Poverty In America: Defining The New Poor [View all]
Welfare reform in 1990s helped slash cash benefit rolls, and yet the use of food stamps is soaring today. About 15 percent of Americans use food stamps, and it has become what some call the new welfare.
A big reason why is because of a deal struck between President Clinton and the Republican-controlled Congress in 1996. At that time, the number of Americans who received cash payments what's often thought of as welfare was at an all-time high.
The Clinton overhaul made it much harder to qualify for those payments, and today the welfare rolls are down 70 percent, but that's only if you define welfare in one way.
"We decided cash assistance is welfare and that's bad, but we decided food aid is nutritional assistance and that's good," says New York Times reporter Jason DeParle. "We made [the food stamp] program much easier to get on."
DeParle, who covers poverty for The Times, tells weekends on All Things Considered host Guy Raz that 18 million Americans have had to apply for food aid since the economic crisis began.

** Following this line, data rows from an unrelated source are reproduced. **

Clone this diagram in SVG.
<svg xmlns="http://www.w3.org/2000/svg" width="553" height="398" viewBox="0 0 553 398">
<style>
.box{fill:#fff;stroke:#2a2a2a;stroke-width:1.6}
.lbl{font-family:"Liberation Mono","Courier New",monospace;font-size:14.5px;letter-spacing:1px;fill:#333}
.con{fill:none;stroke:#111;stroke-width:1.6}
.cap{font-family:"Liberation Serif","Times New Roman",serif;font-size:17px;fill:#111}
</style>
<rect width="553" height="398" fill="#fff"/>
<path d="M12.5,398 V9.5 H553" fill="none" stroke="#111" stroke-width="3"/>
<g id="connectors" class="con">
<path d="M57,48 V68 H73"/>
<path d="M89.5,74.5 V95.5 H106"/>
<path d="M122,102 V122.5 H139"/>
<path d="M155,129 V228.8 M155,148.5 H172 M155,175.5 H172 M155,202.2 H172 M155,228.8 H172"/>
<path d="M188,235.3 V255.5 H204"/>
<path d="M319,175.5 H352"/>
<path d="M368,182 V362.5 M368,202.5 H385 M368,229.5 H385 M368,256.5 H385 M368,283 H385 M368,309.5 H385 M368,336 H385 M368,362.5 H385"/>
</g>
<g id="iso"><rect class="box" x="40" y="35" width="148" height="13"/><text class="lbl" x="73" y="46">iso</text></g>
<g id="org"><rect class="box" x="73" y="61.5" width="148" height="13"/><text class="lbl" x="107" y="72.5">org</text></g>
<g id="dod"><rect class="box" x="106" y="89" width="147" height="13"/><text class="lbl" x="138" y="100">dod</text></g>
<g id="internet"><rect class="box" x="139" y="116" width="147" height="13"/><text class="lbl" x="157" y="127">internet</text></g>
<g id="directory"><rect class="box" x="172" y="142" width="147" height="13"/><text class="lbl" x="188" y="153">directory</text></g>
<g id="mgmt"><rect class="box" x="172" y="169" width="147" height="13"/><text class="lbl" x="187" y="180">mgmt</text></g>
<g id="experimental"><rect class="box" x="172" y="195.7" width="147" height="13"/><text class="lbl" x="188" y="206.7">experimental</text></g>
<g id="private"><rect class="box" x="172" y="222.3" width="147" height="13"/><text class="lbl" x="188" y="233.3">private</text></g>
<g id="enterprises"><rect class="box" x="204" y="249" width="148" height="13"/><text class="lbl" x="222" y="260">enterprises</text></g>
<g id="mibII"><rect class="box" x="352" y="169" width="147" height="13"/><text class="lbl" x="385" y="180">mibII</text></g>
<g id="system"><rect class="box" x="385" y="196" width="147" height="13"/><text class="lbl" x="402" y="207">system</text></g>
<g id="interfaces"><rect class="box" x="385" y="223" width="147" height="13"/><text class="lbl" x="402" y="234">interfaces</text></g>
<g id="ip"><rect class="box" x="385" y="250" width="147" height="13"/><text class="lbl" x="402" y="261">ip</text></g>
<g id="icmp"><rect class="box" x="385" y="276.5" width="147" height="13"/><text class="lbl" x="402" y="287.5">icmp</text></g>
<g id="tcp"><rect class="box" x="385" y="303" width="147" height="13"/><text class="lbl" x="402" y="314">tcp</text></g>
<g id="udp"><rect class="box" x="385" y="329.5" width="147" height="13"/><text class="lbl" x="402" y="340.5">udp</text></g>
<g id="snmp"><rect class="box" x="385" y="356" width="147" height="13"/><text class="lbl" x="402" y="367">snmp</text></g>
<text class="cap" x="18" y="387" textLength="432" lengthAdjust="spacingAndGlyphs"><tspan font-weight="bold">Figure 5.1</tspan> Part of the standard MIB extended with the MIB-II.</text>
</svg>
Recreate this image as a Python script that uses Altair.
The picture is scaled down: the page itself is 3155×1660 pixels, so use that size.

The program has become a political talking point for some critics of the program: Republican presidential candidate Newt Gingrich began referring to President Obama as the "food stamp president," and said "no president has put more people on food stamps than Obama."
It's not technically true, and in fact more people went on food stamps under President George W. Bush. What is true, DeParle says, is that more Americans depend on food assistance now than at any other time in modern history: 1-in-6 people or almost 50 million Americans. The question is whether this is a good thing or a bad thing.